Prompt — All lines from the beginning of the listing through the line with "25, 13, 37];" are to be copied word for word; the pictures are not.

>> BEGIN

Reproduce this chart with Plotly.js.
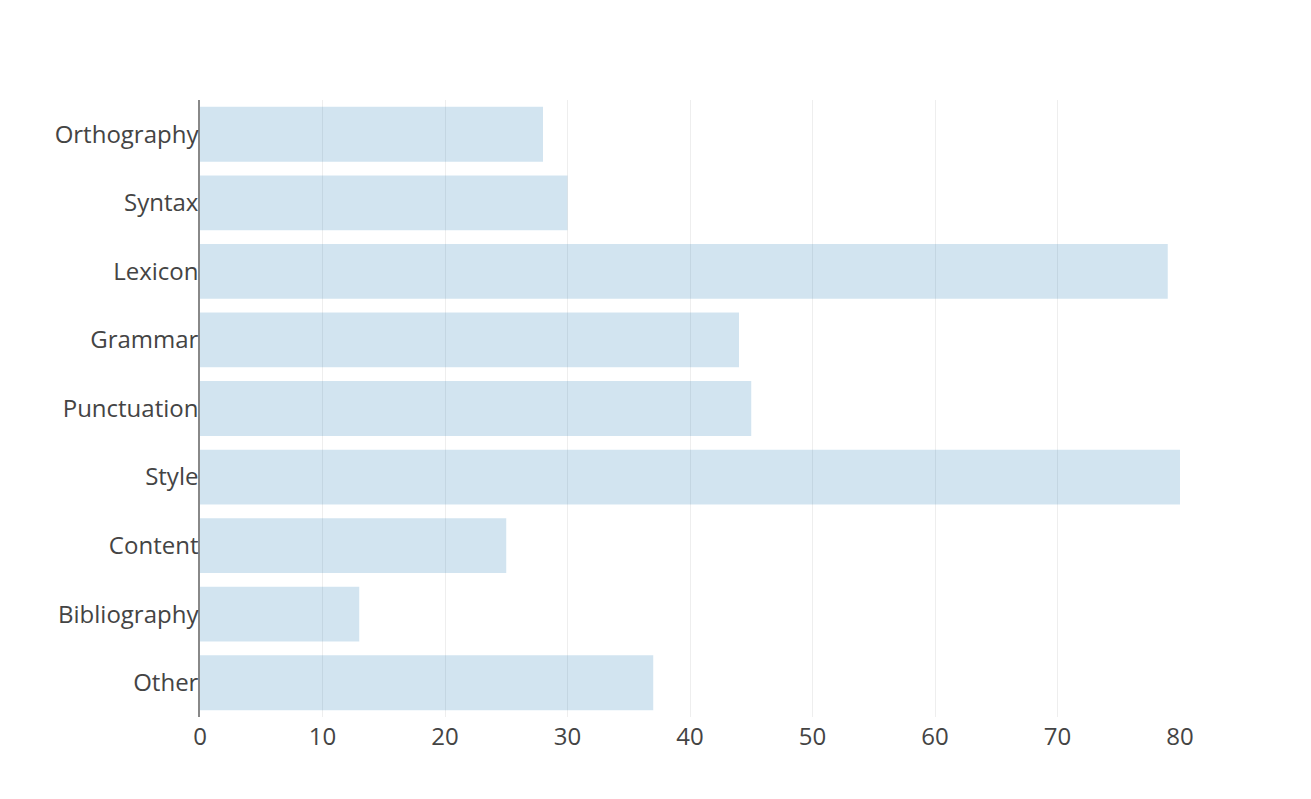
<!DOCTYPE html>
<html>
<head>
<meta charset="utf-8">
<script src="https://cdn.plot.ly/plotly-3.0.1.min.js"></script>
<style>html,body{margin:0;padding:0;background:#fff;}#chart{width:1311px;height:799px;}</style>
</head>
<body>
<div id="chart"></div>
<script>
const categories = ["Orthography","Syntax","Lexicon","Grammar","Punctuation","Style","Content","Bibliography","Other"];
const counts = [28, 30, 79, 44, 45, 80, 25, 13, 37];

const trace = {
  type: 'bar',
  orientation: 'h',
  x: counts,
  y: categories,
  marker: {color: 'rgba(31,119,180,0.2)'},
  hoverinfo: 'x+y'
};

const layout = {
  width: 1311,
  height: 799,
  margin: {l: 200, r: 131, t: 100, b: 82},
  paper_bgcolor: '#fff',
  plot_bgcolor: '#fff',
  font: {family: '"Open Sans", sans-serif', size: 24, color: '#444'},
  showlegend: false,
  bargap: 0.2,
  xaxis: {
    range: [0, 80],
    dtick: 10,
    showgrid: true,
    gridcolor: '#eee',
    zeroline: false,
    showline: false,
    ticklabelstandoff: 3,
    tickfont: {size: 24, color: '#444'}
  },
  yaxis: {
    autorange: 'reversed',
    showline: true,
    linecolor: '#888',
    linewidth: 1.5,
    showgrid: false,
    zeroline: false,
    ticklabelstandoff: -5,
    tickfont: {size: 24, color: '#444'}
  }
};

Plotly.newPlot('chart', [trace], layout, {displayModeBar: false});
</script>
</body>
</html>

>> END

Output for this task —
Reproduce this chart with Plotly.js.
<!DOCTYPE html>
<html>
<head>
<meta charset="utf-8">
<script src="https://cdn.plot.ly/plotly-3.0.1.min.js"></script>
<style>html,body{margin:0;padding:0;background:#fff;}#chart{width:1311px;height:799px;}</style>
</head>
<body>
<div id="chart"></div>
<script>
const categories = ["Orthography","Syntax","Lexicon","Grammar","Punctuation","Style","Content","Bibliography","Other"];
const counts = [28, 30, 79, 44, 45, 80, 25, 13, 37];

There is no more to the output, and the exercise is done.